Fig.3 Experimental setup for the generation and characterization of time-bin entangled quantum frequency comb. Double-pulses are generated by means of an unbalanced interferometer, and are then used to excite the microring resonator for photon pair generation, emitting a time-bin entangled frequency comb. Another set of interferometers is then used for state characterization [22] |
Fig.4 Two-photon quantum interference (a) and quantum state ((b) ideal and (c) measured) tomography. By changing the phases of the characterization interferometers, two-photon quantum interference and quantum state tomography can be performed. The quantum interference has a visibility exceeding the limit for a Bell inequality violation, and the tomography confirms that a state close to the maximally entangled ideal Bell state is generated [22] |
On-chip comb of high-dimensional entangled photon states
From a different point of view, photon pairs (signal and idler) can be generated in a quantum superposition of many frequency modes [27]. This was achieved by injecting a nonlinear resonator with a spectrally-filtered mode-locked laser to excite a single resonance of the microring at ~1550 nm wavelength, in turn producing pairs of correlated signal and idler photons spectrally-symmetric to the excitation field covering multiple resonances, see Fig. 6. Considering the quantum nature of this process, the individual photons were intrinsically generated in a superposition of multiple frequency modes [27]. Due to the energy conservation of SFWM, this approach leads to the realization of a two-photon high-dimensional frequency-entangled state. To characterize the high-dimensional states, a novel manipulation scheme was developed, which is capable to perform basic gate operations for coherent state control. The quantum gate was realized using a configuration composed of two programmable filters and one electro-optic phase modulator, as schematized in Fig. 6 and explained in more detail in Fig. 7. The first programmable filter was used to impose an arbitrary spectral amplitude and phase mask on the high-dimensional state, see Fig. 7(b). The manipulated state was then sent to an electro-optic phase modulator, which was driven by a radio frequency (RF) synthesizer. The imposed optical phase modulation generated coherent sidebands from the input frequency modes. When the sideband frequency shift was chosen to match the spectral mode separation of the quantum state, i.e., the ring’s free spectral range (FSR), these input frequency modes were coherently mixed. Then, a second programmable filter (Fig. 7(d)) was used to select different, individual frequency components of the manipulated state through the application of a second amplitude mask. Finally, each of the two photons was routed to a separate single photon detector for coincidence detection. High-visibility measured quantum interference and state tomography (Fig. 8) confirmed the first generation of high-dimensional entangled states on a photonic chip.

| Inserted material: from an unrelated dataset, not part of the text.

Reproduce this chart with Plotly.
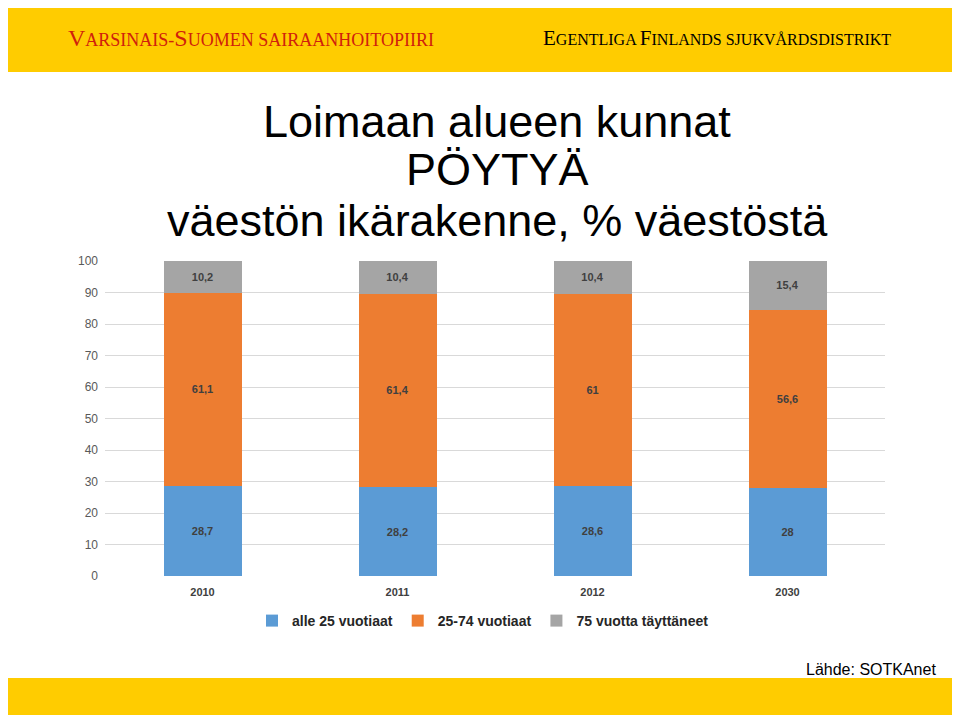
import plotly.graph_objects as go

years = ["2010", "2011", "2012", "2030"]
under25 = [28.7, 28.2, 28.6, 28.0]
age25_74 = [61.1, 61.4, 61.0, 56.6]
over75 = [10.2, 10.4, 10.4, 15.4]
series_names = ["alle 25 vuotiaat", "25-74 vuotiaat", "75 vuotta täyttäneet"]
colors = ["#5B9BD5", "#ED7D31", "#A5A5A5"]
title_lines = ["Loimaan alueen kunnat", "PÖYTYÄ", "väestön ikärakenne, % väestöstä"]

def fmt(v):
    s = ("%.1f" % v).rstrip("0").rstrip(".")
    return s.replace(".", ",")

fig = go.Figure()
for name, vals, col in zip(series_names, [under25, age25_74, over75], colors):
    fig.add_trace(go.Bar(
        x=years, y=vals, name=name, marker=dict(color=col, line=dict(width=0)),
        text=[fmt(v) for v in vals], textposition="inside", insidetextanchor="middle",
        textangle=0,
        textfont=dict(family="Arial, Liberation Sans", size=11, color="#404040", weight="bold"),
        hoverinfo="skip",
    ))

OFF = 8  # page body margin
W, H = 960, 716
# plot area in page coordinates
PL, PR, PT, PB = 105, 885, 261, 576
L, R, T, B = PL - OFF, PR - OFF, PT - OFF, PB - OFF

def px(x):
    return (x - PL) / (PR - PL)

def py(y):
    return (PB - y) / (PB - PT)

shapes = [
    dict(type="rect", xref="paper", yref="paper", x0=px(5), x1=px(955), y0=py(72), y1=py(0),
         fillcolor="#FFCC00", line=dict(width=0), layer="below"),
    dict(type="rect", xref="paper", yref="paper", x0=px(5), x1=px(953), y0=py(715), y1=py(678),
         fillcolor="#FFCC00", line=dict(width=0), layer="below"),
]

red = "#D0200C"
left_header = ('<span style="font-size:24px">V</span>ARSINAIS-<span style="font-size:24px">S</span>UOMEN SAIRAANHOITOPIIRI')
right_header = ('<span style="font-size:21px">E</span>GENTLIGA <span style="font-size:21px">F</span>INLANDS SJUKVÅRDSDISTRIKT')

annotations = [
    dict(text=left_header, xref="paper", yref="paper", x=px(66), y=py(38), xanchor="left", yanchor="middle",
         showarrow=False, font=dict(family="Liberation Serif, Times New Roman, serif", size=18, color=red)),
    dict(text=right_header, xref="paper", yref="paper", x=px(541), y=py(38), xanchor="left", yanchor="middle",
         showarrow=False, font=dict(family="Liberation Serif, Times New Roman, serif", size=16, color="#000000")),
    dict(text="Lähde: SOTKAnet", xref="paper", yref="paper", x=px(938), y=py(669), xanchor="right",
         yanchor="middle", showarrow=False,
         font=dict(family="Liberation Sans, Arial, sans-serif", size=16, color="#000000")),
]
for line, yc in zip(title_lines, [121, 170, 220]):
    annotations.append(dict(text=line, xref="paper", yref="paper", x=px(497), y=py(yc),
                            xanchor="center", yanchor="middle", showarrow=False,
                            font=dict(family="Liberation Sans, Arial, sans-serif", size=45, color="#000000")))

fig.update_layout(
    width=W, height=H, barmode="stack", bargap=0.6,
    margin=dict(l=L, r=W - R, t=T, b=H - B, pad=0),
    paper_bgcolor="white", plot_bgcolor="white",
    separators=",.",
    shapes=shapes, annotations=annotations,
    showlegend=True,
    legend=dict(orientation="h", x=px(483), xanchor="center", y=py(621), yanchor="middle",
                font=dict(family="Arial, Liberation Sans", size=14, color="#262626", weight="bold"),
                itemwidth=30, traceorder="normal", itemclick=False),
    xaxis=dict(showgrid=False, showline=False, ticks="", zeroline=False, ticklabelstandoff=8,
               tickfont=dict(family="Arial, Liberation Sans", size=11, color="#404040", weight="bold")),
    yaxis=dict(range=[0, 100], dtick=10, showgrid=True, gridcolor="#D9D9D9", gridwidth=1,
               zeroline=False, showline=False, ticks="", ticklabelstandoff=6,
               tickfont=dict(family="Arial, Liberation Sans", size=12, color="#595959")),
    hovermode=False,
)

fig.write_html("out.html")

Fig.6 Experimental setup for the generation and characterization of high-dimensional quantum states with on-chip optical frequency combs. The microring resonator is excited with single pulses from a mode-locked laser, generating photon pairs in a superposition of frequency modes. Using a combination of programmable filters and an electro-optic phase modulator, the quantum states can be coherently manipulated and projection measurements can be performed [27] |
Fig.7 Experimental realization of coherent manipulation of high-dimensional frequency-bin entangled quantum states. Individual steps to control, manipulate and characterize the high-dimensional quantum states are displayed. (a) The initial states |Y〉 were generated using the micro- ring resonator (MRR)-based operational principle illustrated in Fig. 1. (b) Using a programmable filter (PF1), any arbitrary spectral phase and amplitude mask can be imposed on the quantum states for manipulation. (c) An electro-optic modulator (Mod) driven by a radio-frequency synthesizer was used to coherently mix different frequency components of the high-dimensional states. (d) A second programmable filter (PF2) can impose an amplitude and phase mask and route the signal and idler to two different paths. (e) The photons were then detected using single photon counters and timing electronics [27] |
Fig.8 Quantum interference and quantum state tomography of high-dimensional entangled photon states. The visibilities of the quantum interference of quDits with (a) D = 2, (b) D = 3 and (c) D = 4, exceed the visibilities required to violate a Bell inequality for D=2, D=3 and D = 4 states. Full quantum state tomography revealed that the experimentally reconstructed density matrix of the entangled quDit states are in very good agreement with the expected maximally entangled states [27] |
Conclusion and outlook
On-chip quantum optical frequency combs have been shown to generate complex entangled optical states, which were not realized by other means, such as on-chip path or polarization entanglement. Considering how successful the quantum frequency comb approach is even in bulk systems (emitting squeezed states), it is conceivable that the potential of on-chip quantum combs is extremely significant, and the here reviewed experiments only represent the first steps [49,]. Furthermore, merging the fields of quantum optical frequency combs with telecommunications signal processing will enable even more functionalities and has the potential to advance the field of quantum optics towards large-scale implementation. Indeed, following our first realizations of multi-photon and high-dimensional entanglement on a chip, several other groups have achieved significant and related breakthroughs. These include the realization of frequency-bin entangled combs with 50 GHz spacing [50], using the same coherent manipulation scheme reviewed here. Reducing the mode spacing is particularly interesting once the spacing reaches frequencies achievable by electronics, which will enable more versatile quantum state control. Indeed, using an extension of the basic manipulation scheme depicted in Figs. 6 and 7, it has been shown that by employing two phase modulators and an additional amplitude/phase filter, more complex quantum gates such as Pauli and Hadamard gates can be implemented in the frequency domain [51,52]. This indicates that the processing of optical quantum information by means of telecommunications infrastructure is a very promising direction. In parallel, significant work has also been dedicated towards further scaling time-bin encoded schemes. In particular, fully integrated interferometers have been realized, which will enable compact state preparation and characterization on a photonic chip.